Red-hot band happy to hit L.A.'s memory lanes

The Columbian
Published: November 8, 2013, 4:00pm

LOS ANGELES — Their debut album entered the chart this month at No. 6. In England the record sold more copies than the latest by Justin Timberlake. Reviews have been nearly uniformly ecstatic, as has praise from fellow artists such as Katy Perry and Mumford & Sons.

To the uninitiated, Haim’s success might resemble the overnight variety.

But the L.A. group — built around a trio of sisters — played its first show in 2007. Before that, the siblings performed in a band with their parents, doing Beatles and Prince covers at school functions and church fairs.

“It was fun to do,” said bassist Este Haim, 27, “and it seemed normal to us.”

As a pop sensation, though, Haim is anything but the norm. The band — which also includes singer-guitarist Danielle, 24, and guitarist-keyboardist Alana, 21 — has an appealingly ungroomed look and a lived-in sound that forgoes the super-polished dance beats of Top 40 radio.

Sitting backstage at L.A.’s Fonda Theatre on a recent afternoon, the women were dressed in dark vintage clothes, their long hair hanging loose over their shoulders — more Joni Mitchell than Miley Cyrus. They were discussing their not-so-distant days growing up in the San Fernando Valley, including Este’s job at the Sherman Oaks Galleria.

“Alana would be at the mall with her friends, and she’d come by and I’d give them free French fries and soup,” said the bassist, who worked at Cheesecake Factory in the shopping center. “Then her friends started coming separately — they cut out the middleman.”

“They didn’t need me anymore,” Alana agreed with a laugh. “Way harsh.”

Back home again

If the sisters seemed nostalgic, perhaps it was because they were home for the first time in months. Haim — the name rhymes with “lime” — has been on the road in the United States and Europe for the better part of 2013. (The group is rounded out by an unrelated drummer, Dash Hutton.) Last week the band’s tour stopped in L.A. for a sold-out concert that served as a kind of hometown celebration of its hit debut, “Days Are Gone.”

A classically minded pop-rock record framed with clever postmodern production out of hip-hop and R&B, “Days Are Gone” pulls from any number of instantly recognizable sources — Michael Jackson, Fleetwood Mac, Pat Benatar — yet never really sounds like any of them.

Ariel Rechtshaid, who co-produced the bulk of the album with the band, said they were determined to create a record distinct from those by Haim’s indie-scene peers as well as from the group’s own live show, which emphasizes a rawer style.

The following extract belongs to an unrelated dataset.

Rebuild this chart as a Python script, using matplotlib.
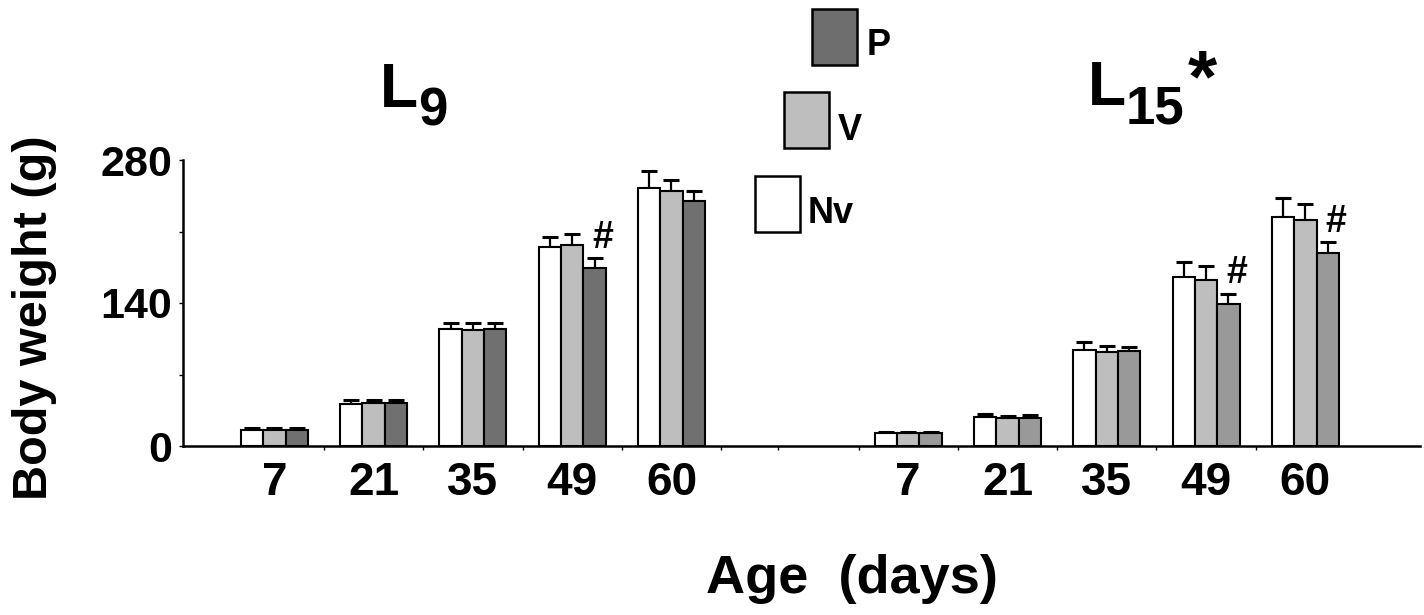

“I caught them in the middle of a storm, when all the attention was creating real demand for the record,” said the producer, who’s also worked with Vampire Weekend and No Doubt. “But I wanted to be sure not to paint them into a corner. ‘Three girls that rock from the Valley’ — that’s easy to categorize, easy to write about. We were striving for something that doesn’t set up those boundaries.”